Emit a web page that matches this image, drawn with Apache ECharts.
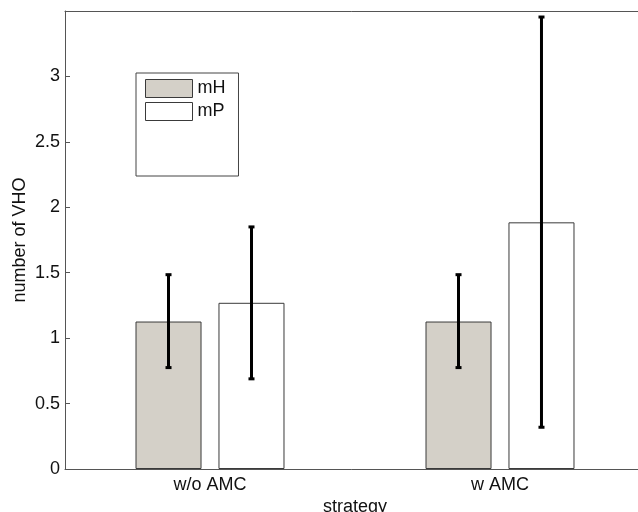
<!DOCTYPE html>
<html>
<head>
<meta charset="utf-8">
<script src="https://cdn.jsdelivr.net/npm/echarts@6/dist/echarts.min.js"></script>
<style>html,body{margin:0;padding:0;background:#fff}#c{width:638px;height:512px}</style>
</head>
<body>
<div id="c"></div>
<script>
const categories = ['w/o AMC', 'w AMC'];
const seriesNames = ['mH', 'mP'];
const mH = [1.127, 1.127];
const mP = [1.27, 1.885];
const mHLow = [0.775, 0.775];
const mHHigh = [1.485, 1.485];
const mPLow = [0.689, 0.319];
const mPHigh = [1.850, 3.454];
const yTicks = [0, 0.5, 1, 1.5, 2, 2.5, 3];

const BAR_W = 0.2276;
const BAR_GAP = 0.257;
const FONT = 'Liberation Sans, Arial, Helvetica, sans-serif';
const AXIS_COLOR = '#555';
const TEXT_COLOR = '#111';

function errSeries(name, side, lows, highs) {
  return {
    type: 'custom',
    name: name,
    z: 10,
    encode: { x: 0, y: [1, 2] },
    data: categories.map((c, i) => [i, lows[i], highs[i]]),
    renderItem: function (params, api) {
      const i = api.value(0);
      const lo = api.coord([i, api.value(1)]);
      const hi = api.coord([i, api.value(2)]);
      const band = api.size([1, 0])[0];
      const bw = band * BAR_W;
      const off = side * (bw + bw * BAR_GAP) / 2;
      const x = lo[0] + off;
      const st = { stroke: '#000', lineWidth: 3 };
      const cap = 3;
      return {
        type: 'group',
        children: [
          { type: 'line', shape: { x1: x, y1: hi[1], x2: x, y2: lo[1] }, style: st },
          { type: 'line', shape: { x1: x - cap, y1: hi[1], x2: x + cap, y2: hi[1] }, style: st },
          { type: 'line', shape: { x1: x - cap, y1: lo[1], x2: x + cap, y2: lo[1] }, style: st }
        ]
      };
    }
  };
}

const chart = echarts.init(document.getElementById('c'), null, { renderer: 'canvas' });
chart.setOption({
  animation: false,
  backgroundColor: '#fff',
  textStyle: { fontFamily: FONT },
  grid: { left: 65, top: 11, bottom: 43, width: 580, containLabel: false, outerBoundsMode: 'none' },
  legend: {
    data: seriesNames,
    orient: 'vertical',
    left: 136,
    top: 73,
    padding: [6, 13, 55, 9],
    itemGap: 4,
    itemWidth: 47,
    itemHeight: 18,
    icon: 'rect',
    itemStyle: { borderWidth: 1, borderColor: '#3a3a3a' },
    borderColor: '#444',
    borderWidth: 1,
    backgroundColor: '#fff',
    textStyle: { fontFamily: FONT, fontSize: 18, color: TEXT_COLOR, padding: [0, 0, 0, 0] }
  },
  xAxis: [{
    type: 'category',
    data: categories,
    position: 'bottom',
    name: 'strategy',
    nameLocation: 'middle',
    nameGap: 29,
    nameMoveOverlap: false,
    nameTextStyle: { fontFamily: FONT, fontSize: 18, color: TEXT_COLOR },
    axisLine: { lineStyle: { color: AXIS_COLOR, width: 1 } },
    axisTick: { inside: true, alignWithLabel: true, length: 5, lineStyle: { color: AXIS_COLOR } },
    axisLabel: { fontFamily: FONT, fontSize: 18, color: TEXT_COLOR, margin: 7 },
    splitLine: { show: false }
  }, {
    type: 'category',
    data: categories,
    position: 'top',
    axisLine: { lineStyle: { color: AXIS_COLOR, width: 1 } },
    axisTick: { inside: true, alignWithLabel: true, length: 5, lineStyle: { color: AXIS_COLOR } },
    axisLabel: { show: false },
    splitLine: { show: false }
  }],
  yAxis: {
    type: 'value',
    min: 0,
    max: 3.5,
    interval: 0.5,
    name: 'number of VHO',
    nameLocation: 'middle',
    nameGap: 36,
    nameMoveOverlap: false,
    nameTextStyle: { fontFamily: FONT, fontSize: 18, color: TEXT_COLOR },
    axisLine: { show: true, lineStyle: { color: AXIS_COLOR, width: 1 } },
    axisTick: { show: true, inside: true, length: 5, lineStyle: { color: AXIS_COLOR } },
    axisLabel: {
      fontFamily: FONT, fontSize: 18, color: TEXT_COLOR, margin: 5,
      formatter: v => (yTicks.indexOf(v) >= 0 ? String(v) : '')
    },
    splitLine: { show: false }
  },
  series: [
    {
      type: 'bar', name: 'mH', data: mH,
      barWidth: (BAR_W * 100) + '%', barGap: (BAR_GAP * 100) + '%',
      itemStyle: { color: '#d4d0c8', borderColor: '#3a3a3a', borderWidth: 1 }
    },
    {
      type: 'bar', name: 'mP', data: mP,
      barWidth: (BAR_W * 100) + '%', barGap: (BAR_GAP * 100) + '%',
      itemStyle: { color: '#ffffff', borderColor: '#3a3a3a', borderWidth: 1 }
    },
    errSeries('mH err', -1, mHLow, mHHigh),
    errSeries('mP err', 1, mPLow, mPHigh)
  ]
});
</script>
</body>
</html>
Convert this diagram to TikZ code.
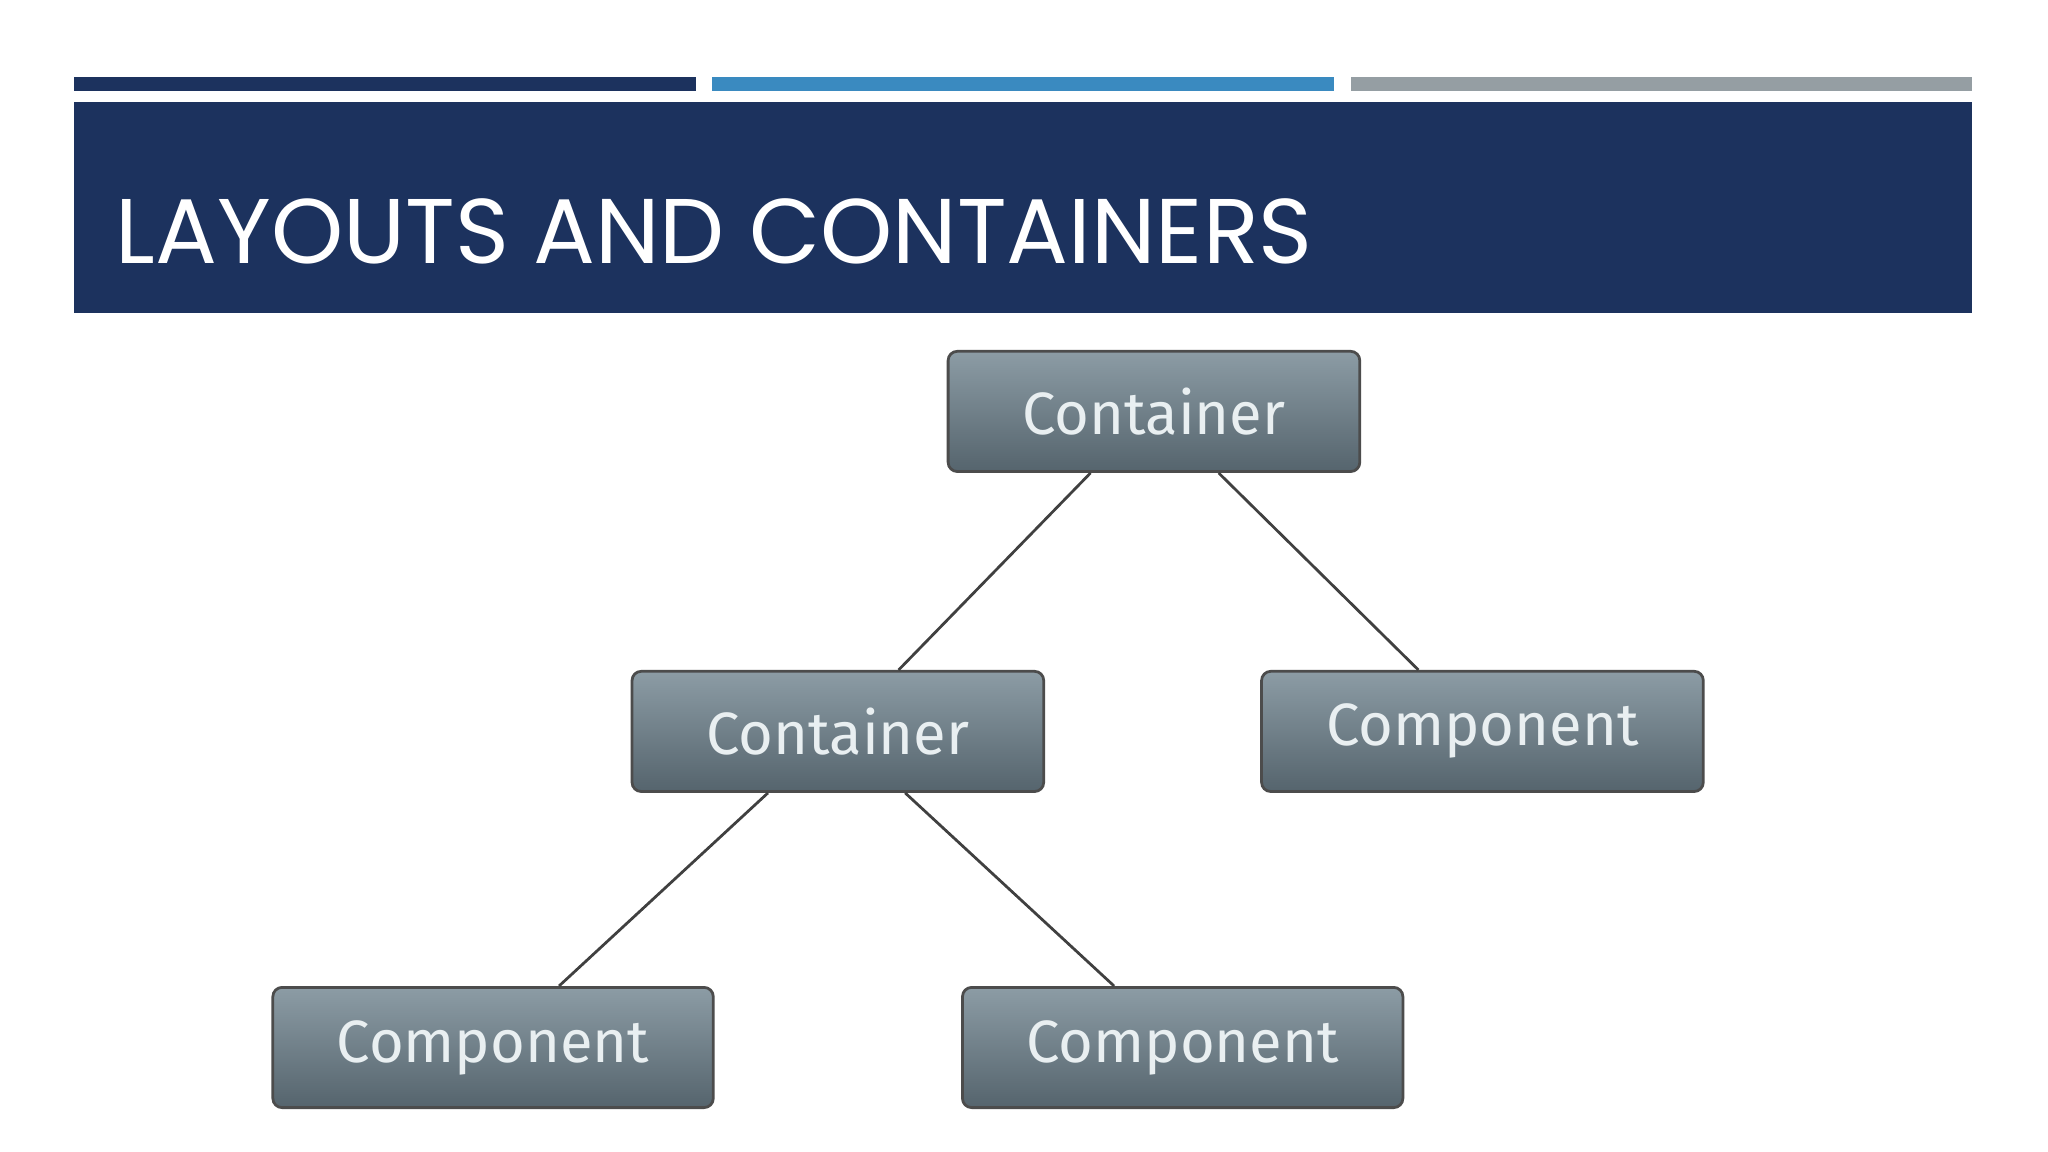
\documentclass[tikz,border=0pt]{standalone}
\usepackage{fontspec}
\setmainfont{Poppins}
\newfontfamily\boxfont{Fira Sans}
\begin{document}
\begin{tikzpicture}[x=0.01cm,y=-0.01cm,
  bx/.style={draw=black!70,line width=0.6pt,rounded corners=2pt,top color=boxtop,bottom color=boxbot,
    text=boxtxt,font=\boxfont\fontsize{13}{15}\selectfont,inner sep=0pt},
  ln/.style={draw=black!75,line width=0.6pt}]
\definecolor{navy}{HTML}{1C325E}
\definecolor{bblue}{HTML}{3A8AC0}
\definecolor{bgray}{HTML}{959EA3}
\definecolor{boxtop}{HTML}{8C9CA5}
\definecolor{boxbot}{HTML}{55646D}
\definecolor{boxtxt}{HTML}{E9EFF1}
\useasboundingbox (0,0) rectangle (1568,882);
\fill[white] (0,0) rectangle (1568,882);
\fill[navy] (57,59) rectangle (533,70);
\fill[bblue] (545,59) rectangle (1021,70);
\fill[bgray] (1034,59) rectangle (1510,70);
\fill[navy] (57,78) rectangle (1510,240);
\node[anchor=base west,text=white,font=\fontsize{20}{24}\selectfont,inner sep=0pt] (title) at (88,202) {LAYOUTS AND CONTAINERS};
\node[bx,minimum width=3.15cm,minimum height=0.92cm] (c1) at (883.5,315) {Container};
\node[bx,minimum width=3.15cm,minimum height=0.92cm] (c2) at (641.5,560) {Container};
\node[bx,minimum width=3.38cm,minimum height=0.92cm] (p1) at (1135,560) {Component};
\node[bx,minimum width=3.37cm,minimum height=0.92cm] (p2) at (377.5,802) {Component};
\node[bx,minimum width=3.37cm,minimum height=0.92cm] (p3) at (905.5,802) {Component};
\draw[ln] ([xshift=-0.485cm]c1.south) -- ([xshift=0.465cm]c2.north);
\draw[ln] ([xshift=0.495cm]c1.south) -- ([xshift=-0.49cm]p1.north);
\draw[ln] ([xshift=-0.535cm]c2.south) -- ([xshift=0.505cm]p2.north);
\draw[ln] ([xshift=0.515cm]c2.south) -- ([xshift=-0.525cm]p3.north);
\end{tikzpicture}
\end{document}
==============================
◆ AIM OF THE TASK: Reproduce each line of the records exactly, and omit every picture.

◆ ANSWER:
Emit a web page that matches this image, drawn with Apache ECharts.
<!DOCTYPE html>
<html>
<head>
<meta charset="utf-8">
<script src="https://cdn.jsdelivr.net/npm/echarts@6/dist/echarts.min.js"></script>
<style>html,body{margin:0;padding:0;background:#fff}#c{width:638px;height:512px}</style>
</head>
<body>
<div id="c"></div>
<script>
const categories = ['w/o AMC', 'w AMC'];
const seriesNames = ['mH', 'mP'];
const mH = [1.127, 1.127];
const mP = [1.27, 1.885];
const mHLow = [0.775, 0.775];
const mHHigh = [1.485, 1.485];
const mPLow = [0.689, 0.319];
const mPHigh = [1.850, 3.454];
const yTicks = [0, 0.5, 1, 1.5, 2, 2.5, 3];

const BAR_W = 0.2276;
const BAR_GAP = 0.257;
const FONT = 'Liberation Sans, Arial, Helvetica, sans-serif';
const AXIS_COLOR = '#555';
const TEXT_COLOR = '#111';

function errSeries(name, side, lows, highs) {
  return {
    type: 'custom',
    name: name,
    z: 10,
    encode: { x: 0, y: [1, 2] },
    data: categories.map((c, i) => [i, lows[i], highs[i]]),
    renderItem: function (params, api) {
      const i = api.value(0);
      const lo = api.coord([i, api.value(1)]);
      const hi = api.coord([i, api.value(2)]);
      const band = api.size([1, 0])[0];
      const bw = band * BAR_W;
      const off = side * (bw + bw * BAR_GAP) / 2;
      const x = lo[0] + off;
      const st = { stroke: '#000', lineWidth: 3 };
      const cap = 3;
      return {
        type: 'group',
        children: [
          { type: 'line', shape: { x1: x, y1: hi[1], x2: x, y2: lo[1] }, style: st },
          { type: 'line', shape: { x1: x - cap, y1: hi[1], x2: x + cap, y2: hi[1] }, style: st },
          { type: 'line', shape: { x1: x - cap, y1: lo[1], x2: x + cap, y2: lo[1] }, style: st }
        ]
      };
    }
  };
}

const chart = echarts.init(document.getElementById('c'), null, { renderer: 'canvas' });
chart.setOption({
  animation: false,
  backgroundColor: '#fff',
  textStyle: { fontFamily: FONT },
  grid: { left: 65, top: 11, bottom: 43, width: 580, containLabel: false, outerBoundsMode: 'none' },
  legend: {
    data: seriesNames,
    orient: 'vertical',
    left: 136,
    top: 73,
    padding: [6, 13, 55, 9],
    itemGap: 4,
    itemWidth: 47,
    itemHeight: 18,
    icon: 'rect',
    itemStyle: { borderWidth: 1, borderColor: '#3a3a3a' },
    borderColor: '#444',
    borderWidth: 1,
    backgroundColor: '#fff',
    textStyle: { fontFamily: FONT, fontSize: 18, color: TEXT_COLOR, padding: [0, 0, 0, 0] }
  },
  xAxis: [{
    type: 'category',
    data: categories,
    position: 'bottom',
    name: 'strategy',
    nameLocation: 'middle',
    nameGap: 29,
    nameMoveOverlap: false,
    nameTextStyle: { fontFamily: FONT, fontSize: 18, color: TEXT_COLOR },
    axisLine: { lineStyle: { color: AXIS_COLOR, width: 1 } },
    axisTick: { inside: true, alignWithLabel: true, length: 5, lineStyle: { color: AXIS_COLOR } },
    axisLabel: { fontFamily: FONT, fontSize: 18, color: TEXT_COLOR, margin: 7 },
    splitLine: { show: false }
  }, {
    type: 'category',
    data: categories,
    position: 'top',
    axisLine: { lineStyle: { color: AXIS_COLOR, width: 1 } },
    axisTick: { inside: true, alignWithLabel: true, length: 5, lineStyle: { color: AXIS_COLOR } },
    axisLabel: { show: false },
    splitLine: { show: false }
  }],
  yAxis: {
    type: 'value',
    min: 0,
    max: 3.5,
    interval: 0.5,
    name: 'number of VHO',
    nameLocation: 'middle',
    nameGap: 36,
    nameMoveOverlap: false,
    nameTextStyle: { fontFamily: FONT, fontSize: 18, color: TEXT_COLOR },
    axisLine: { show: true, lineStyle: { color: AXIS_COLOR, width: 1 } },
    axisTick: { show: true, inside: true, length: 5, lineStyle: { color: AXIS_COLOR } },
    axisLabel: {
      fontFamily: FONT, fontSize: 18, color: TEXT_COLOR, margin: 5,
      formatter: v => (yTicks.indexOf(v) >= 0 ? String(v) : '')
    },
    splitLine: { show: false }
  },
  series: [
    {
      type: 'bar', name: 'mH', data: mH,
      barWidth: (BAR_W * 100) + '%', barGap: (BAR_GAP * 100) + '%',
      itemStyle: { color: '#d4d0c8', borderColor: '#3a3a3a', borderWidth: 1 }
    },
    {
      type: 'bar', name: 'mP', data: mP,
      barWidth: (BAR_W * 100) + '%', barGap: (BAR_GAP * 100) + '%',
      itemStyle: { color: '#ffffff', borderColor: '#3a3a3a', borderWidth: 1 }
    },
    errSeries('mH err', -1, mHLow, mHHigh),
    errSeries('mP err', 1, mPLow, mPHigh)
  ]
});
</script>
</body>
</html>
Convert this diagram to TikZ code.
\documentclass[tikz,border=0pt]{standalone}
\usepackage{fontspec}
\setmainfont{Poppins}
\newfontfamily\boxfont{Fira Sans}
\begin{document}
\begin{tikzpicture}[x=0.01cm,y=-0.01cm,
  bx/.style={draw=black!70,line width=0.6pt,rounded corners=2pt,top color=boxtop,bottom color=boxbot,
    text=boxtxt,font=\boxfont\fontsize{13}{15}\selectfont,inner sep=0pt},
  ln/.style={draw=black!75,line width=0.6pt}]
\definecolor{navy}{HTML}{1C325E}
\definecolor{bblue}{HTML}{3A8AC0}
\definecolor{bgray}{HTML}{959EA3}
\definecolor{boxtop}{HTML}{8C9CA5}
\definecolor{boxbot}{HTML}{55646D}
\definecolor{boxtxt}{HTML}{E9EFF1}
\useasboundingbox (0,0) rectangle (1568,882);
\fill[white] (0,0) rectangle (1568,882);
\fill[navy] (57,59) rectangle (533,70);
\fill[bblue] (545,59) rectangle (1021,70);
\fill[bgray] (1034,59) rectangle (1510,70);
\fill[navy] (57,78) rectangle (1510,240);
\node[anchor=base west,text=white,font=\fontsize{20}{24}\selectfont,inner sep=0pt] (title) at (88,202) {LAYOUTS AND CONTAINERS};
\node[bx,minimum width=3.15cm,minimum height=0.92cm] (c1) at (883.5,315) {Container};
\node[bx,minimum width=3.15cm,minimum height=0.92cm] (c2) at (641.5,560) {Container};
\node[bx,minimum width=3.38cm,minimum height=0.92cm] (p1) at (1135,560) {Component};
\node[bx,minimum width=3.37cm,minimum height=0.92cm] (p2) at (377.5,802) {Component};
\node[bx,minimum width=3.37cm,minimum height=0.92cm] (p3) at (905.5,802) {Component};
\draw[ln] ([xshift=-0.485cm]c1.south) -- ([xshift=0.465cm]c2.north);
\draw[ln] ([xshift=0.495cm]c1.south) -- ([xshift=-0.49cm]p1.north);
\draw[ln] ([xshift=-0.535cm]c2.south) -- ([xshift=0.505cm]p2.north);
\draw[ln] ([xshift=0.515cm]c2.south) -- ([xshift=-0.525cm]p3.north);
\end{tikzpicture}
\end{document}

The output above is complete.